WHAT YOU NEED TO DO> Copy all lines below exactly as written. Leave pictures out.

DATA SEGMENT>
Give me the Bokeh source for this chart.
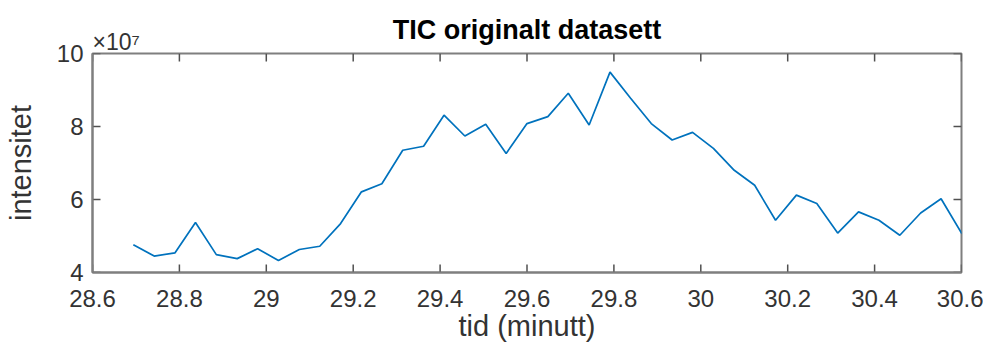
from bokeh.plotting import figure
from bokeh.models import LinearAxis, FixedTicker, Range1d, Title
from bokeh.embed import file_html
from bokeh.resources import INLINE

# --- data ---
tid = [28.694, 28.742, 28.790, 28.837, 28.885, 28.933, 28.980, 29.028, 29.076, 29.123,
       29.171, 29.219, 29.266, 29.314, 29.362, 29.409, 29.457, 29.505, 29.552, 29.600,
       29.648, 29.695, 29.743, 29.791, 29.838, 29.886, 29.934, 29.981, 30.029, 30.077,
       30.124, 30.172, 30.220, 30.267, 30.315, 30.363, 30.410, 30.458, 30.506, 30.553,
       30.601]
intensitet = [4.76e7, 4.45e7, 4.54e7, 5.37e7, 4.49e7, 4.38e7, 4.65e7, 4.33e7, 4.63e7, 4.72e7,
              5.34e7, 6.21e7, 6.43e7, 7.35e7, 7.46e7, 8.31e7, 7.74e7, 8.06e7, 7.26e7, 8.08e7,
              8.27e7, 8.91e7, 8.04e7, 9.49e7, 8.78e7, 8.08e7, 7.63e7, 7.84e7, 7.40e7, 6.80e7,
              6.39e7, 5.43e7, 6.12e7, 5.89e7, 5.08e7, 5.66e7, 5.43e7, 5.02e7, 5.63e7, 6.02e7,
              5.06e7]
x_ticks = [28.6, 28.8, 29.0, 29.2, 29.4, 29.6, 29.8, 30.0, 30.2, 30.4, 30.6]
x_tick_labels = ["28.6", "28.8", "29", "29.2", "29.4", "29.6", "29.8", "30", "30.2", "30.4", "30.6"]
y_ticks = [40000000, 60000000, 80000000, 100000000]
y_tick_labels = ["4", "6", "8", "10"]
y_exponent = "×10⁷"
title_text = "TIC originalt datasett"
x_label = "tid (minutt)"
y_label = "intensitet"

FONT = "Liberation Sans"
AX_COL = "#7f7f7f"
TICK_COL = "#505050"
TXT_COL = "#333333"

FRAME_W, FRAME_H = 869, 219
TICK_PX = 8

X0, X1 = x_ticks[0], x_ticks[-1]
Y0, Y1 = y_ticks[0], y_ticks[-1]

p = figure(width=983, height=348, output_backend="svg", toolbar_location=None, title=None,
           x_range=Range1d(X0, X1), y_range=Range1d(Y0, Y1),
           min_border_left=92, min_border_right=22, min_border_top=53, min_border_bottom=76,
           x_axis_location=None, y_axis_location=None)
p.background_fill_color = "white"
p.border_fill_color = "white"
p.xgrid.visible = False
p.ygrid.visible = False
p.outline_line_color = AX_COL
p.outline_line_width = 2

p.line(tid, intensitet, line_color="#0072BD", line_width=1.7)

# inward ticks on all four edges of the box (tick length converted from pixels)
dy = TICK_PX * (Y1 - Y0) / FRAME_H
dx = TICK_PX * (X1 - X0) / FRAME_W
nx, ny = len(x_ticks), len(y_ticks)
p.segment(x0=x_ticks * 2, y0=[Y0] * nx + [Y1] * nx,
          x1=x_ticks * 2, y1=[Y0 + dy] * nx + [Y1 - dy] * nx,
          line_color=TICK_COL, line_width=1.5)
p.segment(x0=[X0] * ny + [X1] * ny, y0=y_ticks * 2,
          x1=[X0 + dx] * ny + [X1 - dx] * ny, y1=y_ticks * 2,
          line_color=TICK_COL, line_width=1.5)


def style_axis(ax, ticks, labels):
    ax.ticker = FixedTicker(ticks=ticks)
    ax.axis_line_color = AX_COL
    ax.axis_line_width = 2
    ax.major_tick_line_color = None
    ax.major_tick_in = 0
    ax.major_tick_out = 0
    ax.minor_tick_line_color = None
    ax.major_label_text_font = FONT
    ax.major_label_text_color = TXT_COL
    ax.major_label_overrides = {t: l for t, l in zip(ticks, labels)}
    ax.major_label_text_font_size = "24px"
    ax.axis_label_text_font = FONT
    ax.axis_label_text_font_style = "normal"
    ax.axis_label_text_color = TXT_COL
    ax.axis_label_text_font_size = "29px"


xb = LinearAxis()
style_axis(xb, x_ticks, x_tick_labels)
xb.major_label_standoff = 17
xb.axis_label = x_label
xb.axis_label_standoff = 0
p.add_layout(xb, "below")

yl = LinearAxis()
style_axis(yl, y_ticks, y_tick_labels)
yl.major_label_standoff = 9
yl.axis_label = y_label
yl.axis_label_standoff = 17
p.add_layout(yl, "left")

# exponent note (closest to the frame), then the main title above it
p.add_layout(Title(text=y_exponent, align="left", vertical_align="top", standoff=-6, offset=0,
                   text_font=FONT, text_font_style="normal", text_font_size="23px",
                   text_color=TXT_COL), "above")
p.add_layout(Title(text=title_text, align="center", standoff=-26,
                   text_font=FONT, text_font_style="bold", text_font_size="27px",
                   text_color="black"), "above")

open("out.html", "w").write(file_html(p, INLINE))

PROBLEM SOLUTION>
Give me the Bokeh source for this chart.
from bokeh.plotting import figure
from bokeh.models import LinearAxis, FixedTicker, Range1d, Title
from bokeh.embed import file_html
from bokeh.resources import INLINE

# --- data ---
tid = [28.694, 28.742, 28.790, 28.837, 28.885, 28.933, 28.980, 29.028, 29.076, 29.123,
       29.171, 29.219, 29.266, 29.314, 29.362, 29.409, 29.457, 29.505, 29.552, 29.600,
       29.648, 29.695, 29.743, 29.791, 29.838, 29.886, 29.934, 29.981, 30.029, 30.077,
       30.124, 30.172, 30.220, 30.267, 30.315, 30.363, 30.410, 30.458, 30.506, 30.553,
       30.601]
intensitet = [4.76e7, 4.45e7, 4.54e7, 5.37e7, 4.49e7, 4.38e7, 4.65e7, 4.33e7, 4.63e7, 4.72e7,
              5.34e7, 6.21e7, 6.43e7, 7.35e7, 7.46e7, 8.31e7, 7.74e7, 8.06e7, 7.26e7, 8.08e7,
              8.27e7, 8.91e7, 8.04e7, 9.49e7, 8.78e7, 8.08e7, 7.63e7, 7.84e7, 7.40e7, 6.80e7,
              6.39e7, 5.43e7, 6.12e7, 5.89e7, 5.08e7, 5.66e7, 5.43e7, 5.02e7, 5.63e7, 6.02e7,
              5.06e7]
x_ticks = [28.6, 28.8, 29.0, 29.2, 29.4, 29.6, 29.8, 30.0, 30.2, 30.4, 30.6]
x_tick_labels = ["28.6", "28.8", "29", "29.2", "29.4", "29.6", "29.8", "30", "30.2", "30.4", "30.6"]
y_ticks = [40000000, 60000000, 80000000, 100000000]
y_tick_labels = ["4", "6", "8", "10"]
y_exponent = "×10⁷"
title_text = "TIC originalt datasett"
x_label = "tid (minutt)"
y_label = "intensitet"

FONT = "Liberation Sans"
AX_COL = "#7f7f7f"
TICK_COL = "#505050"
TXT_COL = "#333333"

FRAME_W, FRAME_H = 869, 219
TICK_PX = 8

X0, X1 = x_ticks[0], x_ticks[-1]
Y0, Y1 = y_ticks[0], y_ticks[-1]

p = figure(width=983, height=348, output_backend="svg", toolbar_location=None, title=None,
           x_range=Range1d(X0, X1), y_range=Range1d(Y0, Y1),
           min_border_left=92, min_border_right=22, min_border_top=53, min_border_bottom=76,
           x_axis_location=None, y_axis_location=None)
p.background_fill_color = "white"
p.border_fill_color = "white"
p.xgrid.visible = False
p.ygrid.visible = False
p.outline_line_color = AX_COL
p.outline_line_width = 2

p.line(tid, intensitet, line_color="#0072BD", line_width=1.7)

# inward ticks on all four edges of the box (tick length converted from pixels)
dy = TICK_PX * (Y1 - Y0) / FRAME_H
dx = TICK_PX * (X1 - X0) / FRAME_W
nx, ny = len(x_ticks), len(y_ticks)
p.segment(x0=x_ticks * 2, y0=[Y0] * nx + [Y1] * nx,
          x1=x_ticks * 2, y1=[Y0 + dy] * nx + [Y1 - dy] * nx,
          line_color=TICK_COL, line_width=1.5)
p.segment(x0=[X0] * ny + [X1] * ny, y0=y_ticks * 2,
          x1=[X0 + dx] * ny + [X1 - dx] * ny, y1=y_ticks * 2,
          line_color=TICK_COL, line_width=1.5)


def style_axis(ax, ticks, labels):
    ax.ticker = FixedTicker(ticks=ticks)
    ax.axis_line_color = AX_COL
    ax.axis_line_width = 2
    ax.major_tick_line_color = None
    ax.major_tick_in = 0
    ax.major_tick_out = 0
    ax.minor_tick_line_color = None
    ax.major_label_text_font = FONT
    ax.major_label_text_color = TXT_COL
    ax.major_label_overrides = {t: l for t, l in zip(ticks, labels)}
    ax.major_label_text_font_size = "24px"
    ax.axis_label_text_font = FONT
    ax.axis_label_text_font_style = "normal"
    ax.axis_label_text_color = TXT_COL
    ax.axis_label_text_font_size = "29px"


xb = LinearAxis()
style_axis(xb, x_ticks, x_tick_labels)
xb.major_label_standoff = 17
xb.axis_label = x_label
xb.axis_label_standoff = 0
p.add_layout(xb, "below")

yl = LinearAxis()
style_axis(yl, y_ticks, y_tick_labels)
yl.major_label_standoff = 9
yl.axis_label = y_label
yl.axis_label_standoff = 17
p.add_layout(yl, "left")

# exponent note (closest to the frame), then the main title above it
p.add_layout(Title(text=y_exponent, align="left", vertical_align="top", standoff=-6, offset=0,
                   text_font=FONT, text_font_style="normal", text_font_size="23px",
                   text_color=TXT_COL), "above")
p.add_layout(Title(text=title_text, align="center", standoff=-26,
                   text_font=FONT, text_font_style="bold", text_font_size="27px",
                   text_color="black"), "above")

open("out.html", "w").write(file_html(p, INLINE))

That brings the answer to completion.